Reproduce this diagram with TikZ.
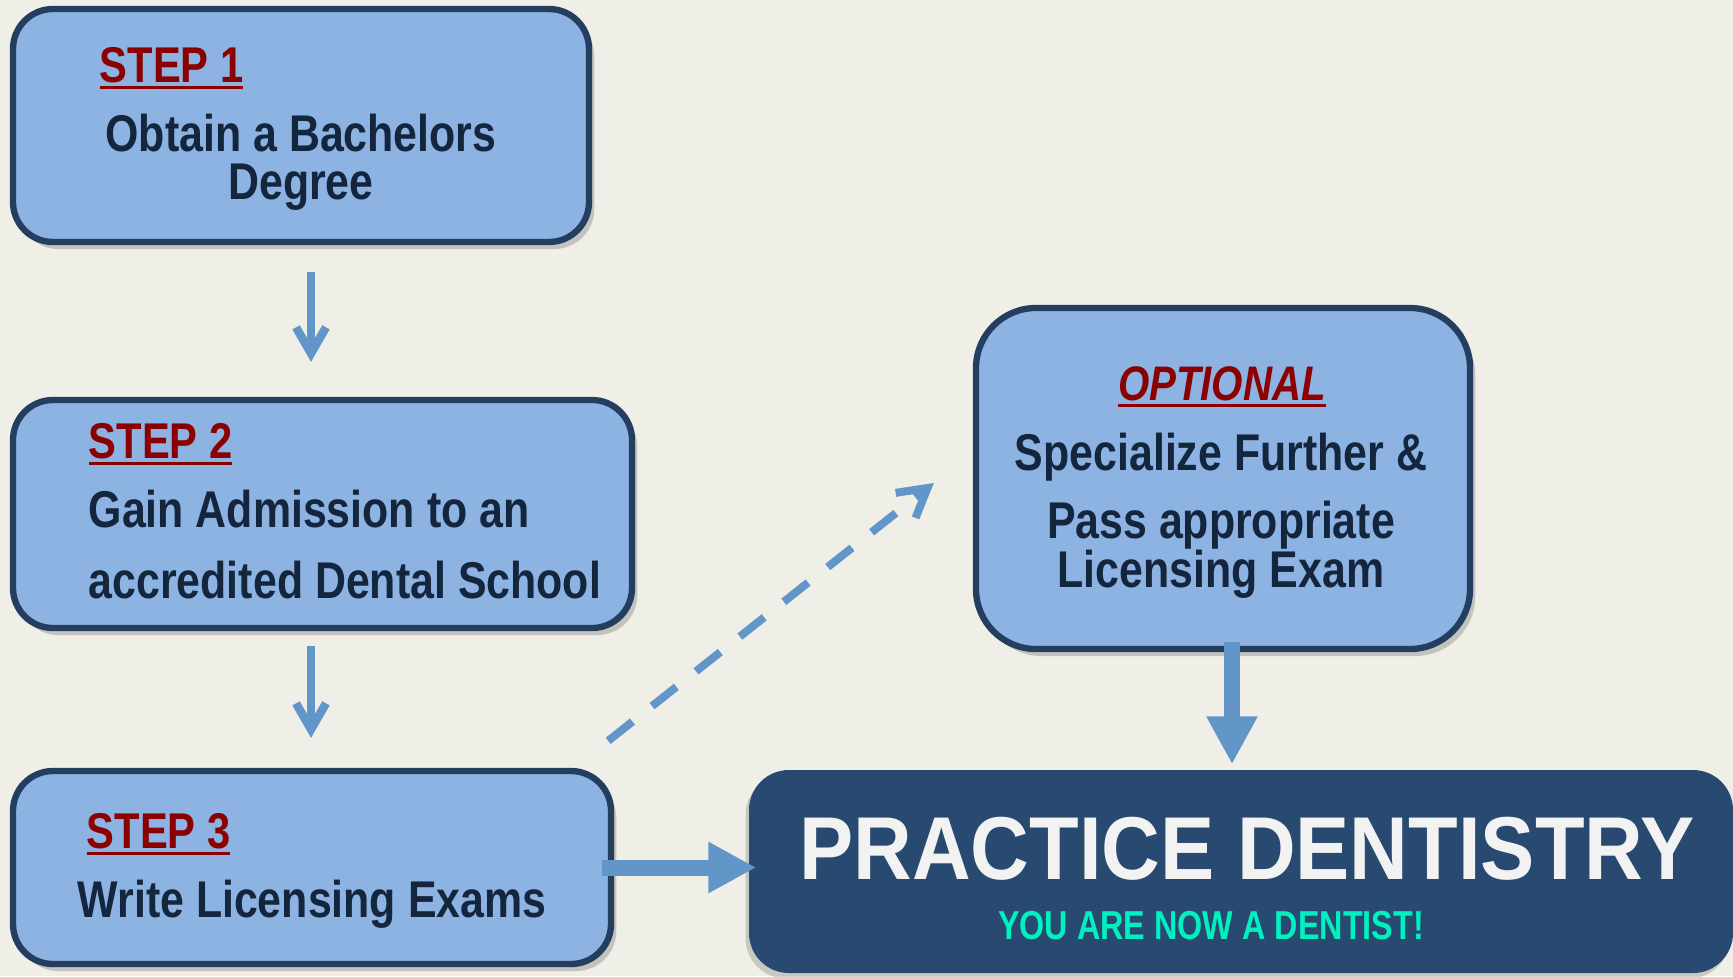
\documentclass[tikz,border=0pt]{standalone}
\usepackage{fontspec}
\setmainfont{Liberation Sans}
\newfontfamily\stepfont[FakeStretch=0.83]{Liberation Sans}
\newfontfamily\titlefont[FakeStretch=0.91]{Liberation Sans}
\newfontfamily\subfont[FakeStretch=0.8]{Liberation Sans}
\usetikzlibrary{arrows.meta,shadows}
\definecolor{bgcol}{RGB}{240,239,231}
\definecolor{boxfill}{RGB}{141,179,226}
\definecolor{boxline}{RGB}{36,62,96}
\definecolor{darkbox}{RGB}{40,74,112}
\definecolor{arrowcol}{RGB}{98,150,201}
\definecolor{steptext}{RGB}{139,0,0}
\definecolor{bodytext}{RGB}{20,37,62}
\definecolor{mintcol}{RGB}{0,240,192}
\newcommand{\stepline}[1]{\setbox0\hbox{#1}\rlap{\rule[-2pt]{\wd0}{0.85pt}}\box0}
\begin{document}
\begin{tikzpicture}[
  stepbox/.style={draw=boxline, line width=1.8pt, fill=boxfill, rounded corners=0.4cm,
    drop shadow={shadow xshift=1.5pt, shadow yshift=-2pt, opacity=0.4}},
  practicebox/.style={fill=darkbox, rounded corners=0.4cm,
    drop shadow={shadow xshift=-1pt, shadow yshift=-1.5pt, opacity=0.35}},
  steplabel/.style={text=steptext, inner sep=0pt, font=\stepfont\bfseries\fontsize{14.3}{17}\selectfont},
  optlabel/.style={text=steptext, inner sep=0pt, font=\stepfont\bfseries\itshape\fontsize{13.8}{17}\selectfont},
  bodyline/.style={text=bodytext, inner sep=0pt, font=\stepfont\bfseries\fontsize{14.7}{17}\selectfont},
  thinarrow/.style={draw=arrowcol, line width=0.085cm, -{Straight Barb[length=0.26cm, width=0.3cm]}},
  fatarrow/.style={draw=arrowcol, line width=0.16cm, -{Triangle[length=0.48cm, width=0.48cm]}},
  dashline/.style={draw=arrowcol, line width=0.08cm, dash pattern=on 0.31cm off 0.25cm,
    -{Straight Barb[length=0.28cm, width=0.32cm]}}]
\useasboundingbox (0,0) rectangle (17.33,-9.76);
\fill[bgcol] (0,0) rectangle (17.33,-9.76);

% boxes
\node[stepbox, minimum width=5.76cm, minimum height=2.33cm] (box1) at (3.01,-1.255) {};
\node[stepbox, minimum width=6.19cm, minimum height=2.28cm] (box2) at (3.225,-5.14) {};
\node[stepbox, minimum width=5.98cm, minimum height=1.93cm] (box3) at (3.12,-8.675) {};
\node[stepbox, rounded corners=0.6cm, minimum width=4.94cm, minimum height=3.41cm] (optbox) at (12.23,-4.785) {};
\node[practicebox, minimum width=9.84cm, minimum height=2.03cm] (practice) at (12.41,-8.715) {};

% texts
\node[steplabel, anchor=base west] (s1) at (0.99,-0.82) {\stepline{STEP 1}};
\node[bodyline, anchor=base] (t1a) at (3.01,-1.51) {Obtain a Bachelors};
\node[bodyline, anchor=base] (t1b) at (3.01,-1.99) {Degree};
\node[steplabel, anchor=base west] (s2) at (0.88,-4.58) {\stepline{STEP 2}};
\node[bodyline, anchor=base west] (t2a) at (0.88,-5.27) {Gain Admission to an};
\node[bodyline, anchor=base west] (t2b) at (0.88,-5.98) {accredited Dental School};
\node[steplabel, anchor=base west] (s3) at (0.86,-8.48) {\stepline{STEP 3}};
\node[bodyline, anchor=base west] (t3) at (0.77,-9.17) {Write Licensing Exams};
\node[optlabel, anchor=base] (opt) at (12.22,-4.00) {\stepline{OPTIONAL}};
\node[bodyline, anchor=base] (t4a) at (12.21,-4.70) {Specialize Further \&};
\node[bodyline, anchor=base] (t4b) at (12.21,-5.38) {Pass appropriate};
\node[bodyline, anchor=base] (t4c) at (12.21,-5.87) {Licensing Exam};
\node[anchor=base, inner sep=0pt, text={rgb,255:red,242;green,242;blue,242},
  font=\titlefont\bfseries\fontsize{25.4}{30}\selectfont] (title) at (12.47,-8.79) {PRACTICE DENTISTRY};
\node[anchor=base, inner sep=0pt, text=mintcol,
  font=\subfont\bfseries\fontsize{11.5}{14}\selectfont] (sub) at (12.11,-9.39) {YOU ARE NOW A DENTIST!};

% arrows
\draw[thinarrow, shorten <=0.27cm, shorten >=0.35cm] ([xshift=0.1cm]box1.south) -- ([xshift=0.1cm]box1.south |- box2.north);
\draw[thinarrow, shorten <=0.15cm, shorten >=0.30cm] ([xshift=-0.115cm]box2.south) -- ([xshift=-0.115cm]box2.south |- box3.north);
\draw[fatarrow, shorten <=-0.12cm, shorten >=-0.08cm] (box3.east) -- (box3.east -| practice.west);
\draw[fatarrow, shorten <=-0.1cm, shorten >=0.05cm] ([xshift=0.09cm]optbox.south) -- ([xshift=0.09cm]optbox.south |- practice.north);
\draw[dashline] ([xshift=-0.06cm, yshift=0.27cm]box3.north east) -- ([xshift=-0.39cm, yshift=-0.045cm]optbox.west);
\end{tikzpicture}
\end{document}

━━━━━━━━━━━━━━━━━━━━

What needs to be done
Copy out the whole listing exactly, and don't carry over any pictures.

Written solution
Reproduce this diagram with TikZ.
\documentclass[tikz,border=0pt]{standalone}
\usepackage{fontspec}
\setmainfont{Liberation Sans}
\newfontfamily\stepfont[FakeStretch=0.83]{Liberation Sans}
\newfontfamily\titlefont[FakeStretch=0.91]{Liberation Sans}
\newfontfamily\subfont[FakeStretch=0.8]{Liberation Sans}
\usetikzlibrary{arrows.meta,shadows}
\definecolor{bgcol}{RGB}{240,239,231}
\definecolor{boxfill}{RGB}{141,179,226}
\definecolor{boxline}{RGB}{36,62,96}
\definecolor{darkbox}{RGB}{40,74,112}
\definecolor{arrowcol}{RGB}{98,150,201}
\definecolor{steptext}{RGB}{139,0,0}
\definecolor{bodytext}{RGB}{20,37,62}
\definecolor{mintcol}{RGB}{0,240,192}
\newcommand{\stepline}[1]{\setbox0\hbox{#1}\rlap{\rule[-2pt]{\wd0}{0.85pt}}\box0}
\begin{document}
\begin{tikzpicture}[
  stepbox/.style={draw=boxline, line width=1.8pt, fill=boxfill, rounded corners=0.4cm,
    drop shadow={shadow xshift=1.5pt, shadow yshift=-2pt, opacity=0.4}},
  practicebox/.style={fill=darkbox, rounded corners=0.4cm,
    drop shadow={shadow xshift=-1pt, shadow yshift=-1.5pt, opacity=0.35}},
  steplabel/.style={text=steptext, inner sep=0pt, font=\stepfont\bfseries\fontsize{14.3}{17}\selectfont},
  optlabel/.style={text=steptext, inner sep=0pt, font=\stepfont\bfseries\itshape\fontsize{13.8}{17}\selectfont},
  bodyline/.style={text=bodytext, inner sep=0pt, font=\stepfont\bfseries\fontsize{14.7}{17}\selectfont},
  thinarrow/.style={draw=arrowcol, line width=0.085cm, -{Straight Barb[length=0.26cm, width=0.3cm]}},
  fatarrow/.style={draw=arrowcol, line width=0.16cm, -{Triangle[length=0.48cm, width=0.48cm]}},
  dashline/.style={draw=arrowcol, line width=0.08cm, dash pattern=on 0.31cm off 0.25cm,
    -{Straight Barb[length=0.28cm, width=0.32cm]}}]
\useasboundingbox (0,0) rectangle (17.33,-9.76);
\fill[bgcol] (0,0) rectangle (17.33,-9.76);

% boxes
\node[stepbox, minimum width=5.76cm, minimum height=2.33cm] (box1) at (3.01,-1.255) {};
\node[stepbox, minimum width=6.19cm, minimum height=2.28cm] (box2) at (3.225,-5.14) {};
\node[stepbox, minimum width=5.98cm, minimum height=1.93cm] (box3) at (3.12,-8.675) {};
\node[stepbox, rounded corners=0.6cm, minimum width=4.94cm, minimum height=3.41cm] (optbox) at (12.23,-4.785) {};
\node[practicebox, minimum width=9.84cm, minimum height=2.03cm] (practice) at (12.41,-8.715) {};

% texts
\node[steplabel, anchor=base west] (s1) at (0.99,-0.82) {\stepline{STEP 1}};
\node[bodyline, anchor=base] (t1a) at (3.01,-1.51) {Obtain a Bachelors};
\node[bodyline, anchor=base] (t1b) at (3.01,-1.99) {Degree};
\node[steplabel, anchor=base west] (s2) at (0.88,-4.58) {\stepline{STEP 2}};
\node[bodyline, anchor=base west] (t2a) at (0.88,-5.27) {Gain Admission to an};
\node[bodyline, anchor=base west] (t2b) at (0.88,-5.98) {accredited Dental School};
\node[steplabel, anchor=base west] (s3) at (0.86,-8.48) {\stepline{STEP 3}};
\node[bodyline, anchor=base west] (t3) at (0.77,-9.17) {Write Licensing Exams};
\node[optlabel, anchor=base] (opt) at (12.22,-4.00) {\stepline{OPTIONAL}};
\node[bodyline, anchor=base] (t4a) at (12.21,-4.70) {Specialize Further \&};
\node[bodyline, anchor=base] (t4b) at (12.21,-5.38) {Pass appropriate};
\node[bodyline, anchor=base] (t4c) at (12.21,-5.87) {Licensing Exam};
\node[anchor=base, inner sep=0pt, text={rgb,255:red,242;green,242;blue,242},
  font=\titlefont\bfseries\fontsize{25.4}{30}\selectfont] (title) at (12.47,-8.79) {PRACTICE DENTISTRY};
\node[anchor=base, inner sep=0pt, text=mintcol,
  font=\subfont\bfseries\fontsize{11.5}{14}\selectfont] (sub) at (12.11,-9.39) {YOU ARE NOW A DENTIST!};

% arrows
\draw[thinarrow, shorten <=0.27cm, shorten >=0.35cm] ([xshift=0.1cm]box1.south) -- ([xshift=0.1cm]box1.south |- box2.north);
\draw[thinarrow, shorten <=0.15cm, shorten >=0.30cm] ([xshift=-0.115cm]box2.south) -- ([xshift=-0.115cm]box2.south |- box3.north);
\draw[fatarrow, shorten <=-0.12cm, shorten >=-0.08cm] (box3.east) -- (box3.east -| practice.west);
\draw[fatarrow, shorten <=-0.1cm, shorten >=0.05cm] ([xshift=0.09cm]optbox.south) -- ([xshift=0.09cm]optbox.south |- practice.north);
\draw[dashline] ([xshift=-0.06cm, yshift=0.27cm]box3.north east) -- ([xshift=-0.39cm, yshift=-0.045cm]optbox.west);
\end{tikzpicture}
\end{document}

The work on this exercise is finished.